## Data provided

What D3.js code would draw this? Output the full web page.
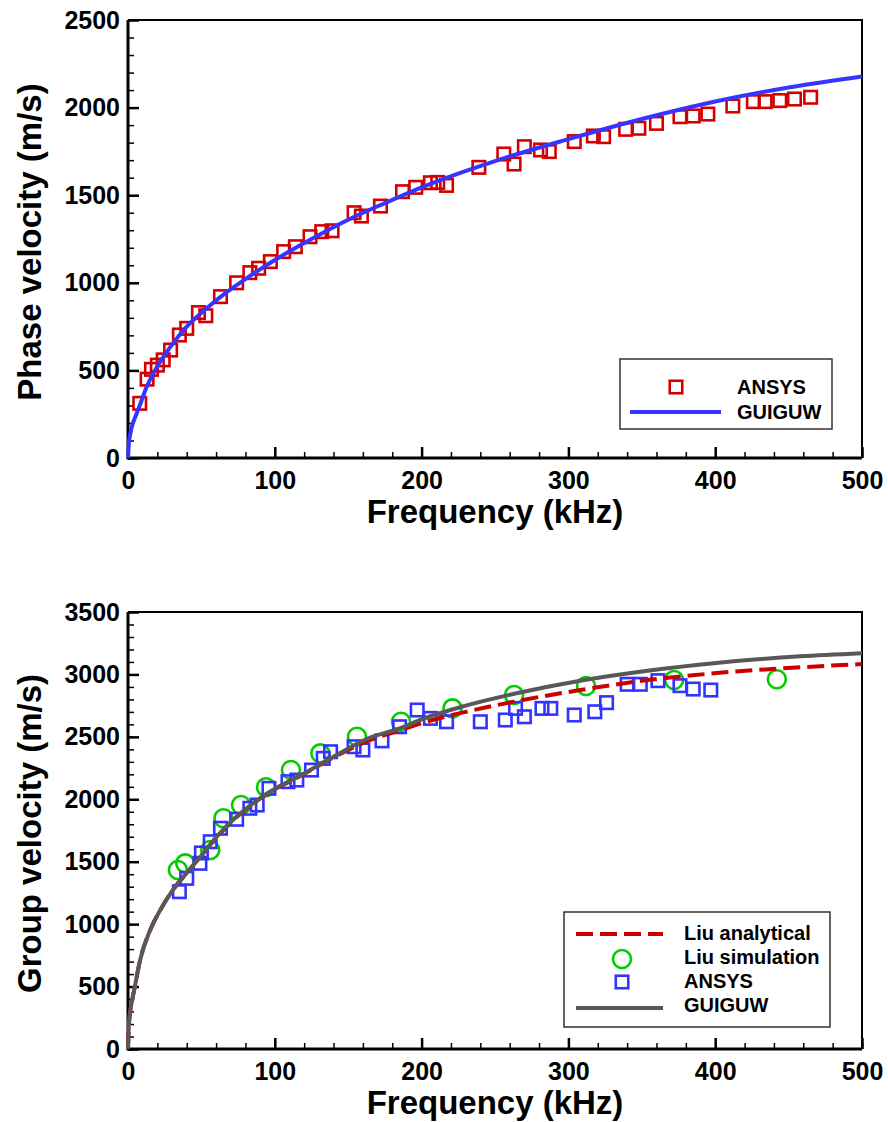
<!DOCTYPE html>
<html>
<head>
<meta charset="utf-8">
<script src="https://cdn.jsdelivr.net/npm/d3@7"></script>
<style>
  body { margin: 0; background: #fff; }
  svg text { font-family: "Liberation Sans", Arial, Helvetica, sans-serif; font-weight: bold; }
</style>
</head>
<body>
<div id="chart"></div>
<script>
// ---- top panel: phase velocity ----
const ansysPhaseF = [8, 13, 16, 20, 24, 29, 35, 40, 48, 53, 63, 74, 83, 89, 97, 106, 114, 124, 132, 139,
  154, 159, 172, 187, 196, 206, 211, 217, 239, 256, 263, 270, 281, 287, 304, 317, 324, 339, 348, 360,
  376, 385, 395, 412, 426, 434, 444, 454, 465];
const ansysPhaseV = [312, 450, 506, 530, 560, 616, 702, 740, 830, 812, 921, 1000, 1058, 1083, 1121, 1178, 1206, 1263, 1292, 1297,
  1400, 1381, 1438, 1520, 1545, 1571, 1573, 1556, 1659, 1735, 1678, 1777, 1758, 1749, 1806, 1838, 1834, 1876, 1882, 1910,
  1948, 1952, 1963, 2009, 2034, 2034, 2040, 2049, 2059];
const guiguwPhaseF = [0, 0.5, 1.5, 3, 5, 8, 12.7, 19.4, 28.5, 40, 53, 67, 78, 100, 125, 150, 175, 200, 250, 300, 350, 400, 450, 500];
const guiguwPhaseV = [0, 75, 135, 190, 235, 300, 405, 515, 630, 750, 850, 945, 1010, 1130, 1250, 1360, 1455, 1545, 1695, 1820, 1935, 2035, 2115, 2178];

// ---- bottom panel: group velocity ----
const liuAnaF = [0, 0.5, 1.5, 3, 5, 8, 15, 22, 30, 40, 50, 60, 72, 95, 118, 140, 163, 186, 200, 230, 263, 308, 354, 399, 458, 500];
const liuAnaV = [0, 170, 300, 400, 520, 700, 950, 1113, 1265, 1410, 1550, 1690, 1835, 2045, 2190, 2335, 2465, 2555, 2610, 2700, 2782, 2875, 2955, 3009, 3057, 3083];
const liuSimF = [34, 39, 56, 65, 77, 94, 111, 131, 156, 186, 221, 263, 312, 372, 442];
const liuSimV = [1434, 1487, 1594, 1848, 1954, 2096, 2234, 2368, 2501, 2621, 2728, 2835, 2907, 2955, 2961];
const ansysGroupF = [35, 40, 49, 50, 56, 63, 74, 83, 88, 96, 109, 115, 125, 133, 138, 154, 160, 173, 185,
  197, 206, 217, 240, 257, 264, 270, 282, 288, 304, 318, 326, 340, 349, 361, 376, 385, 397];
const ansysGroupV = [1260, 1367, 1487, 1570, 1660, 1768, 1840, 1928, 1954, 2088, 2141, 2154, 2234, 2328, 2381, 2421, 2395, 2468, 2581,
  2715, 2648, 2621, 2621, 2635, 2728, 2661, 2728, 2728, 2675, 2701, 2774, 2921, 2921, 2950, 2910, 2883, 2875];
const guiguwGroupF = [0, 0.5, 1.5, 3, 5, 8, 15, 22, 30, 40, 50, 60, 72, 95, 118, 140, 163, 186, 200, 230, 263, 308, 354, 399, 458, 500];
const guiguwGroupV = [0, 170, 300, 400, 520, 700, 950, 1113, 1265, 1410, 1550, 1695, 1840, 2048, 2194, 2341, 2485, 2572, 2640, 2750, 2845, 2950, 3030, 3090, 3145, 3170];

const freqTicks = [0, 100, 200, 300, 400, 500];
const phaseTicks = [0, 500, 1000, 1500, 2000, 2500];
const groupTicks = [0, 500, 1000, 1500, 2000, 2500, 3000, 3500];

const zip = (a, b) => a.map((d, i) => [d, b[i]]);

const svg = d3.select("#chart").append("svg")
  .attr("width", 888).attr("height", 1122);

function panel(opt) {
  const x = d3.scaleLinear().domain([0, 500]).range([128, 862]);
  const y = d3.scaleLinear().domain([0, opt.ymax]).range([opt.bottom, opt.top]);
  const g = svg.append("g");

  // minor ticks
  g.append("g").attr("transform", `translate(0,${opt.bottom})`)
    .call(d3.axisBottom(x).tickValues(d3.range(0, 501, 20)).tickSize(-6).tickFormat(""))
    .call(a => a.select(".domain").remove())
    .selectAll("line").attr("stroke-width", 1.5);
  g.append("g").attr("transform", "translate(128,0)")
    .call(d3.axisLeft(y).tickValues(d3.range(0, opt.ymax + 1, 100)).tickSize(-6).tickFormat(""))
    .call(a => a.select(".domain").remove())
    .selectAll("line").attr("stroke-width", 1.5);

  // major ticks + labels
  const xa = g.append("g").attr("transform", `translate(0,${opt.bottom})`)
    .call(d3.axisBottom(x).tickValues(freqTicks).tickFormat(d3.format("d")).tickSize(-11).tickPadding(13))
    .call(a => a.select(".domain").remove());
  const ya = g.append("g").attr("transform", "translate(128,0)")
    .call(d3.axisLeft(y).tickValues(opt.yticks).tickFormat(d3.format("d")).tickSize(-11).tickPadding(8))
    .call(a => a.select(".domain").remove());
  [xa, ya].forEach(a => {
    a.selectAll("line").attr("stroke-width", 2.5);
    a.selectAll("text").attr("font-size", 25).attr("fill", "#000");
  });

  // frame
  g.append("path")
    .attr("d", `M128,${opt.top}H862V${opt.bottom}`)
    .attr("fill", "none").attr("stroke", "#000").attr("stroke-width", 2);
  g.append("path")
    .attr("d", `M128,${opt.top}V${opt.bottom}H862`)
    .attr("fill", "none").attr("stroke", "#000").attr("stroke-width", 3);

  // titles
  g.append("text").attr("x", 495).attr("y", opt.bottom + 65)
    .attr("text-anchor", "middle").attr("font-size", 33).text("Frequency (kHz)");
  g.append("text")
    .attr("transform", `translate(41,${(opt.top + opt.bottom) / 2 + 3}) rotate(-90)`)
    .attr("text-anchor", "middle").attr("font-size", 33).text(opt.ytitle);

  return { g, x, y };
}

function squares(g, x, y, data, color) {
  g.append("g").selectAll("rect").data(data).enter().append("rect")
    .attr("x", d => x(d[0]) - 6.25).attr("y", d => y(d[1]) - 6.25)
    .attr("width", 12.5).attr("height", 12.5)
    .attr("fill", "none").attr("stroke", color).attr("stroke-width", 2.6);
}

function curve(g, x, y, data, color, dash) {
  g.append("path").datum(data)
    .attr("d", d3.line().x(d => x(d[0])).y(d => y(d[1])).curve(d3.curveMonotoneX))
    .attr("fill", "none").attr("stroke", color).attr("stroke-width", 4)
    .attr("stroke-dasharray", dash || null);
}

// top panel
const p1 = panel({ top: 20, bottom: 458, ymax: 2500, yticks: phaseTicks, ytitle: "Phase velocity (m/s)" });
squares(p1.g, p1.x, p1.y, zip(ansysPhaseF, ansysPhaseV), "#d40000");
curve(p1.g, p1.x, p1.y, zip(guiguwPhaseF, guiguwPhaseV), "#3535ff");

// top legend
const l1 = svg.append("g");
l1.append("rect").attr("x", 620).attr("y", 359).attr("width", 212).attr("height", 70)
  .attr("fill", "#fff").attr("stroke", "#333").attr("stroke-width", 1.5);
l1.append("rect").attr("x", 669.75).attr("y", 380.75).attr("width", 12.5).attr("height", 12.5)
  .attr("fill", "none").attr("stroke", "#d40000").attr("stroke-width", 2.6);
l1.append("line").attr("x1", 630).attr("x2", 721).attr("y1", 412).attr("y2", 412)
  .attr("stroke", "#3535ff").attr("stroke-width", 4);
l1.append("text").attr("x", 737).attr("y", 394).attr("font-size", 20).text("ANSYS");
l1.append("text").attr("x", 737).attr("y", 419).attr("font-size", 20).text("GUIGUW");

// bottom panel
const p2 = panel({ top: 612, bottom: 1049, ymax: 3500, yticks: groupTicks, ytitle: "Group velocity (m/s)" });
p2.g.append("g").selectAll("circle").data(zip(liuSimF, liuSimV)).enter().append("circle")
  .attr("cx", d => p2.x(d[0])).attr("cy", d => p2.y(d[1])).attr("r", 9)
  .attr("fill", "none").attr("stroke", "#00cc00").attr("stroke-width", 2.6);
squares(p2.g, p2.x, p2.y, zip(ansysGroupF, ansysGroupV), "#3333ff");
curve(p2.g, p2.x, p2.y, zip(liuAnaF, liuAnaV), "#cc0000", "17 7");
curve(p2.g, p2.x, p2.y, zip(guiguwGroupF, guiguwGroupV), "#585858");

// bottom legend
const l2 = svg.append("g");
l2.append("rect").attr("x", 564).attr("y", 912).attr("width", 266).attr("height", 115)
  .attr("fill", "#fff").attr("stroke", "#333").attr("stroke-width", 1.5);
l2.append("line").attr("x1", 576).attr("x2", 663).attr("y1", 934).attr("y2", 934)
  .attr("stroke", "#cc0000").attr("stroke-width", 4).attr("stroke-dasharray", "17 7");
l2.append("circle").attr("cx", 622).attr("cy", 959).attr("r", 9)
  .attr("fill", "none").attr("stroke", "#00cc00").attr("stroke-width", 2.6);
l2.append("rect").attr("x", 615.75).attr("y", 975.75).attr("width", 12.5).attr("height", 12.5)
  .attr("fill", "none").attr("stroke", "#3333ff").attr("stroke-width", 2.6);
l2.append("line").attr("x1", 576).attr("x2", 663).attr("y1", 1008).attr("y2", 1008)
  .attr("stroke", "#585858").attr("stroke-width", 4);
[["Liu analytical", 940], ["Liu simulation", 964], ["ANSYS", 988], ["GUIGUW", 1012]].forEach(([t, yy]) =>
  l2.append("text").attr("x", 684).attr("y", yy).attr("font-size", 20).text(t));
</script>
</body>
</html>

## Description of the task
Pictures are excluded: retype only the lines from the beginning of the listing above through the line with "2035, 2115, 2178];", both included.

## Response to this exercise
What D3.js code would draw this? Output the full web page.
<!DOCTYPE html>
<html>
<head>
<meta charset="utf-8">
<script src="https://cdn.jsdelivr.net/npm/d3@7"></script>
<style>
  body { margin: 0; background: #fff; }
  svg text { font-family: "Liberation Sans", Arial, Helvetica, sans-serif; font-weight: bold; }
</style>
</head>
<body>
<div id="chart"></div>
<script>
// ---- top panel: phase velocity ----
const ansysPhaseF = [8, 13, 16, 20, 24, 29, 35, 40, 48, 53, 63, 74, 83, 89, 97, 106, 114, 124, 132, 139,
  154, 159, 172, 187, 196, 206, 211, 217, 239, 256, 263, 270, 281, 287, 304, 317, 324, 339, 348, 360,
  376, 385, 395, 412, 426, 434, 444, 454, 465];
const ansysPhaseV = [312, 450, 506, 530, 560, 616, 702, 740, 830, 812, 921, 1000, 1058, 1083, 1121, 1178, 1206, 1263, 1292, 1297,
  1400, 1381, 1438, 1520, 1545, 1571, 1573, 1556, 1659, 1735, 1678, 1777, 1758, 1749, 1806, 1838, 1834, 1876, 1882, 1910,
  1948, 1952, 1963, 2009, 2034, 2034, 2040, 2049, 2059];
const guiguwPhaseF = [0, 0.5, 1.5, 3, 5, 8, 12.7, 19.4, 28.5, 40, 53, 67, 78, 100, 125, 150, 175, 200, 250, 300, 350, 400, 450, 500];
const guiguwPhaseV = [0, 75, 135, 190, 235, 300, 405, 515, 630, 750, 850, 945, 1010, 1130, 1250, 1360, 1455, 1545, 1695, 1820, 1935, 2035, 2115, 2178];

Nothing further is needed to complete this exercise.